Note — HACS itself is not in the official Add-on Store — it is a custom component. Installing it is a one-off manual step; everything downloaded through HACS afterwards is a couple of clicks.
Terminal & SSH access
Shell access is invaluable for editing YAML directly, running the HACS installer and inspecting logs. This build uses the Terminal & SSH add-on (the basic community version), configured with a password rather than keys for simplicity on the LAN.
The add-on is configured from its Configuration tab in the add-on page — the password is set in the add-on's YAML options block there, for example:
ssh_forwarding: false
username: hassio
password: "your-strong-password-here"
authorized_keys: []
Caution — A password-authenticated SSH endpoint is fine on a trusted, firewalled LAN behind UniFi. Do not expose port 22 (or the add-on's port) to the internet. Remote access to this instance should go through a VPN or Nabu Casa, never a forwarded SSH port.

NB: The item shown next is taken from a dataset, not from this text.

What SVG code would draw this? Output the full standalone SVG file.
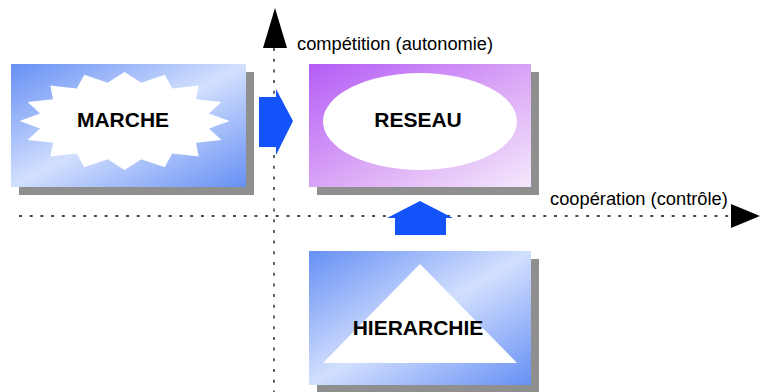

Suppressing MQTT log noise
Once GivTCP is publishing (Part 3), the MQTT number platform becomes extremely chatty — every charge-rate and target-SOC value publishes as an MQTT number, and the default log level buries genuine warnings under a wall of routine MQTT traffic. The fix is a targeted logger block in configuration.yaml that raises only the noisy component to critical, leaving everything else at its normal level:
logger:
default: info
logs:
homeassistant.components.mqtt.number: critical
This keeps the log readable without hiding anything that actually matters. Reload the configuration (or restart) for it to take effect.
Users and the read-only account
This system is watched by more than one person, and not everyone should be able to change battery settings. Home Assistant's user model supports this directly: alongside the owner account, a second non-administrator "Solar" user is created for a colleague. That account is a standard user (admin toggle off), and it is later pointed at a duplicate, control-free dashboard (Part 7) so it can observe generation, state of charge and flows without being able to touch charge schedules or operating modes.
Getting the account model right early avoids retrofitting permissions later, and it maps cleanly onto the dashboard split that comes at the end of the series.
With MQTT live, HACS installed, shell access in place and the log under control, the platform is ready. Part 3 connects the first real device: the GivEnergy battery system, over GivTCP.
A personal home-energy project, shared as-is and not affiliated with any vendor mentioned. Settings and entity names change — check current vendor docs, and treat battery charge-rate configuration as a safety matter for your own installation.